Der Lokführer habe das Unglück mit ansehen müssen, unmittelbar einen Notruf abgesetzt und sei dann mit zwei Sanitätstaschen den Verunglückten zur Hilfe geeilt. Ein 29-jähriger Maschinenschlosser aus der Besatzung habe sich außerdem noch mit eigener Kraft zur Mitteralm geschleppt, wo er zusammenbrach.

„Um 8.30 Uhr wurden die Brannenburger Bergwachtler verständigt. Bereits 15 Minuten später waren die Männer einsatzbereit. In der Zwischenzeit gab es Großalarm.“ Die Polizei, die Feuerwehren von Rosenheim und Degerndorf, Wagen der Sanitätskolonne und Einsatzgruppen des Technischen Hilfswerks und auch insgesamt vier Hubschrauber von Bundeswehr und Polizei seien angerückt.

Sofort nach Bekanntwerden der Katastrophe flog der damalige Staatssekretär Erich Kiesl von München per Hubschrauber nach Brannenburg. „Bei einer Konferenz, zu der sich auch Landrat Knott und Landtagsabgeordneter Walter Schlosser einfanden, bescheinigte Kiesl den Rettungsmannschaften, dass sie alles in ihrer Macht Stehende getan hätten, um den Verunglückten Hilfe zu bringen. Der Geschäftsführer der Wendelsteinbahn erklärte erschüttert, es sei nicht auszudenken, was geschehen wäre, wenn das Schneebrett einen vollbesetzten Fahrgastzug erfasst hätte. In einem einzigen Waggon finden rund 50 Personen Platz.“

Massive
Schutzverbauungen

Im Nachgang der Katastrophe wurden die Schutzeinrichtungen entlang der Strecke massiv ausgebaut. An kritischen Stellen wurden Lawinenverbauungen errichtet, die noch immer regelmäßig überprüft und instand gehalten werden. Im Nachgang des Unglücks wurde auch eine neue Schneeschleuder beschafft, die über zusätzliche Sicherheitsfunktionen verfügt. An Abschnitten, die aufgrund der natürlichen Gegebenheiten nicht verbaut werden konnten, wurden sogenannte Sprengbahnen gebaut, die eine Lawine kontrolliert auslösen können.

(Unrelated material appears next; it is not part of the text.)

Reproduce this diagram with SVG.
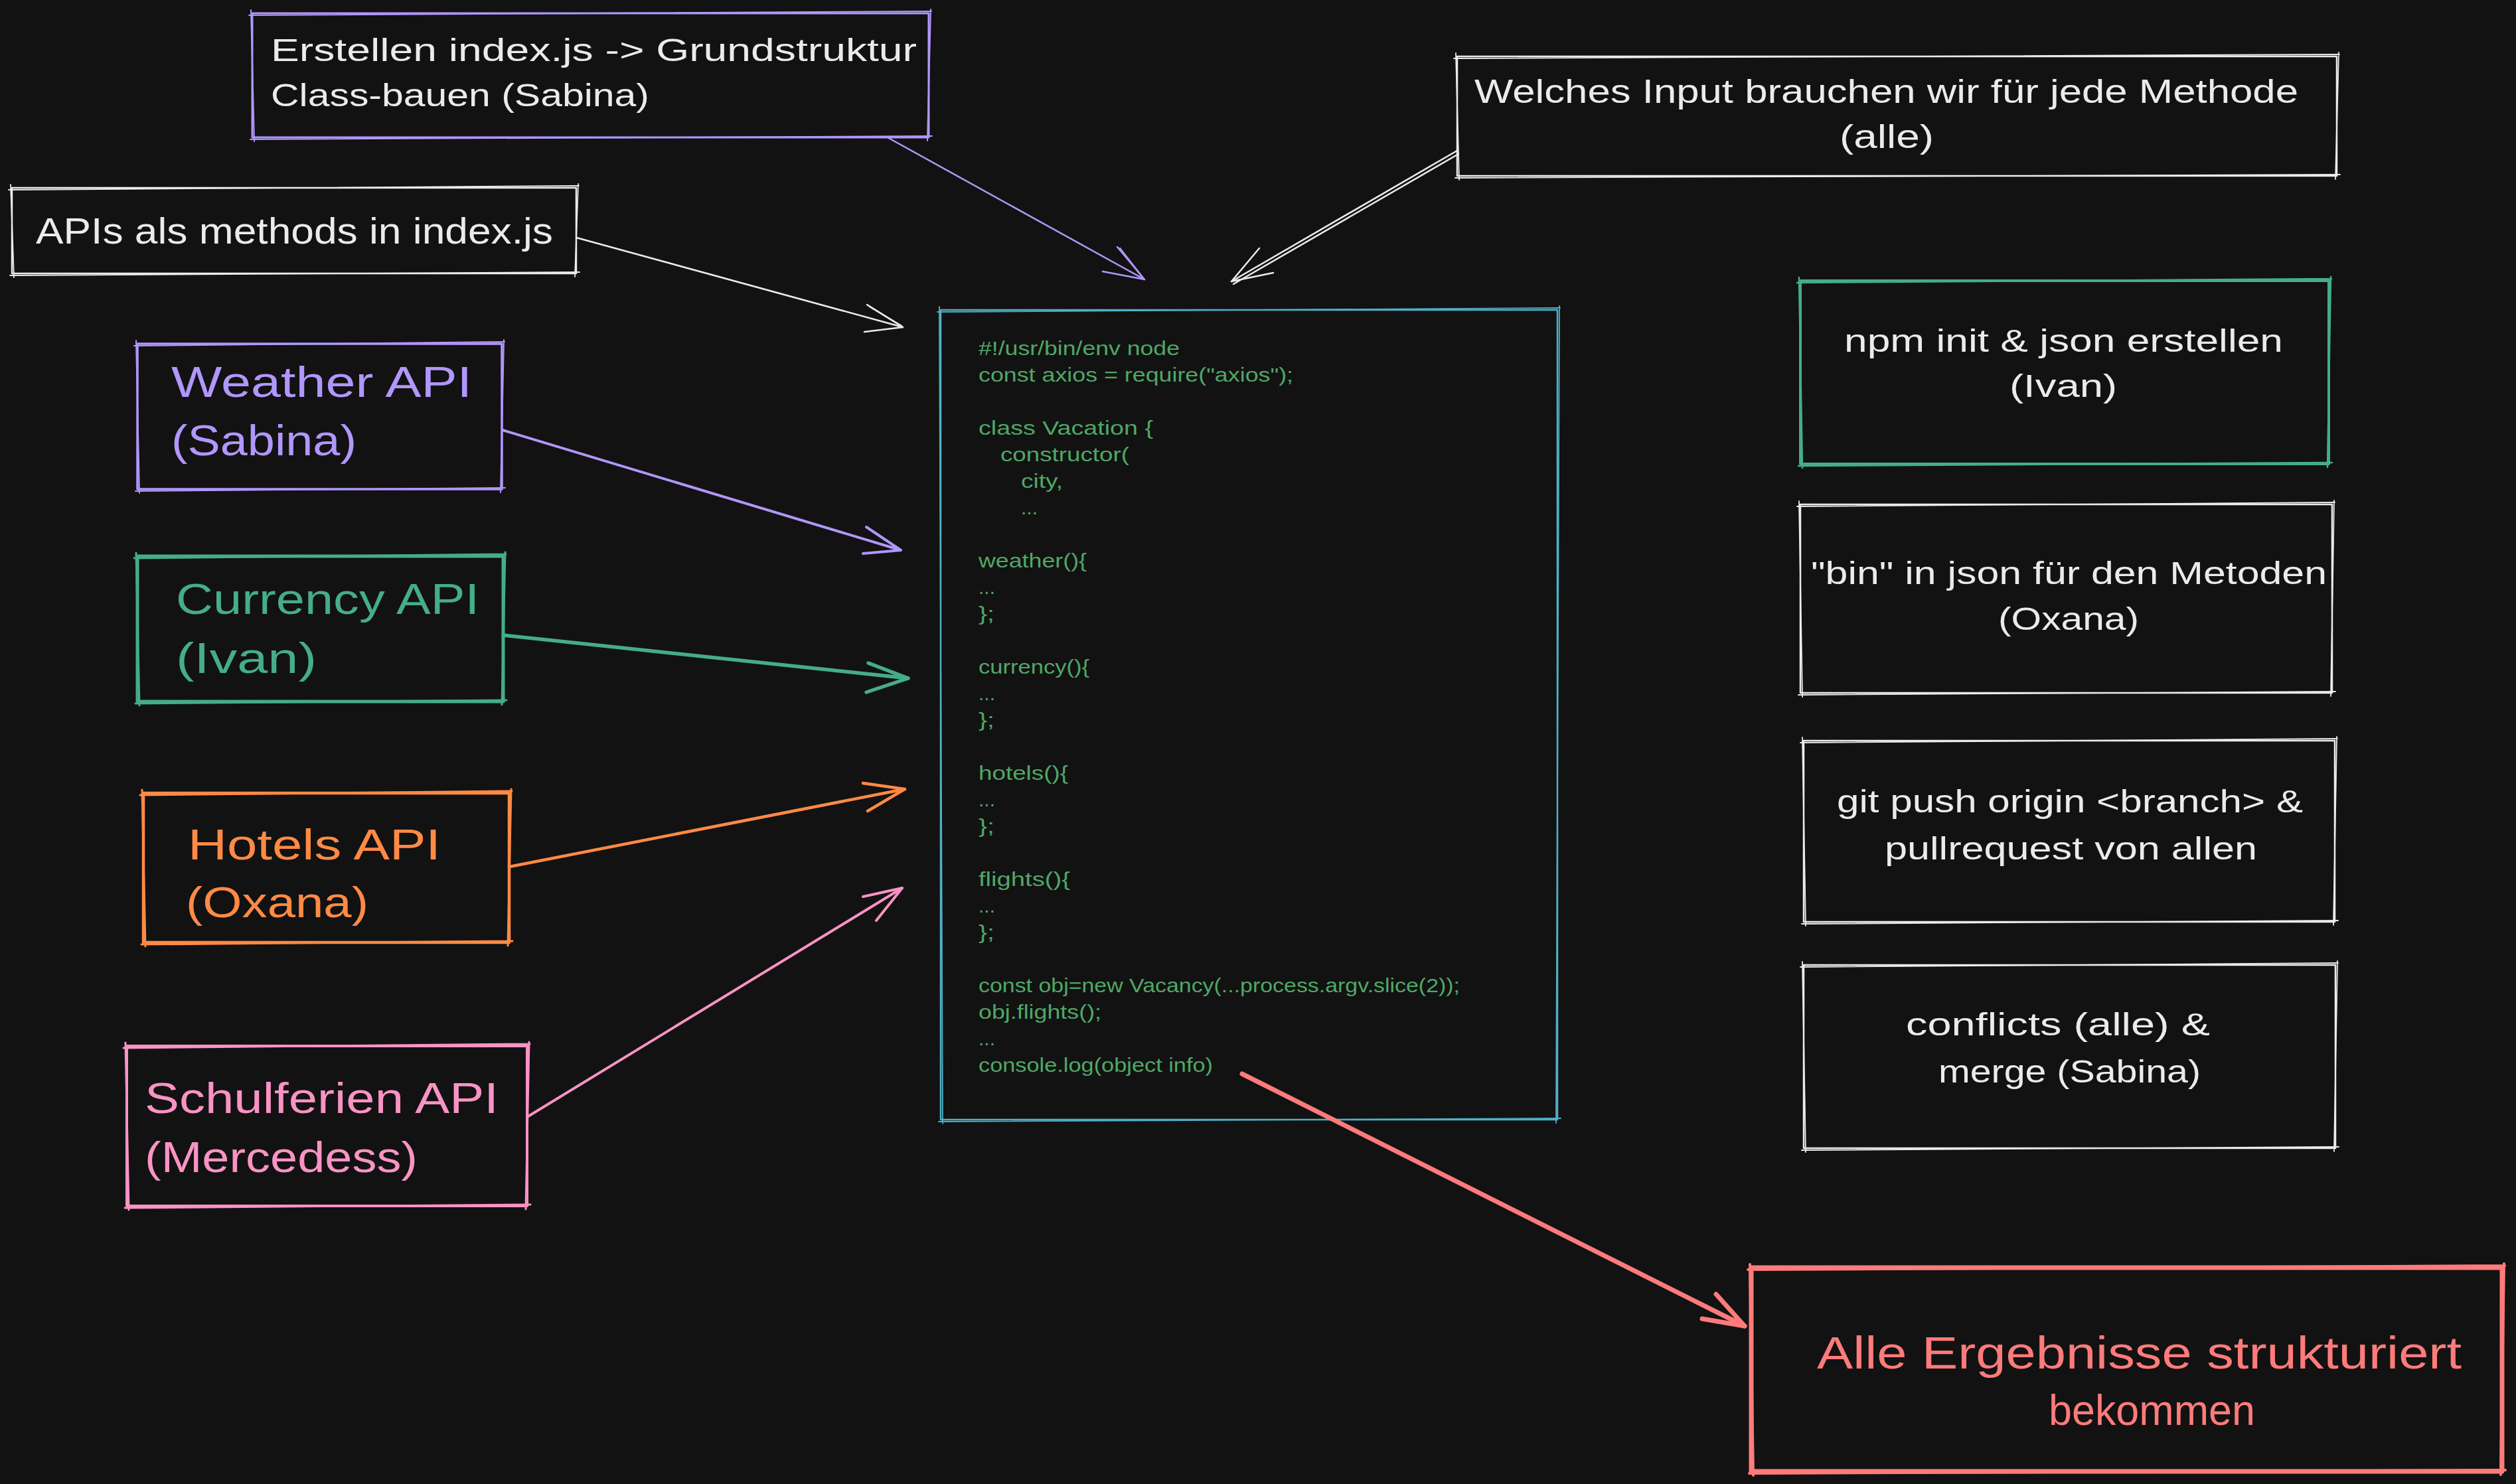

„Das Lawinenunglück von 1975, bei dem vier Mitarbeiter der Wendelsteinbahn sowie der damalige Mitteralmwirt tragisch ums Leben kamen, ist ein Ereignis, das uns auch heute noch tief berührt“, berichtet Claudia Steimle, zuständig für Öffentlichkeitsarbeit bei der Wendelsteinbahn GmbH.

An der Unglücksstelle befindet sich eine Gedenktafel, die noch heute regelmäßig mit frischen Latschen und Kerzen geschmückt wird. „Und zu jedem Jahrestag gedenkt die Mannschaft bei der ersten Schleuderfahrt der verstorbenen Kollegen mit einer Schweigeminute“, berichtet Steimle.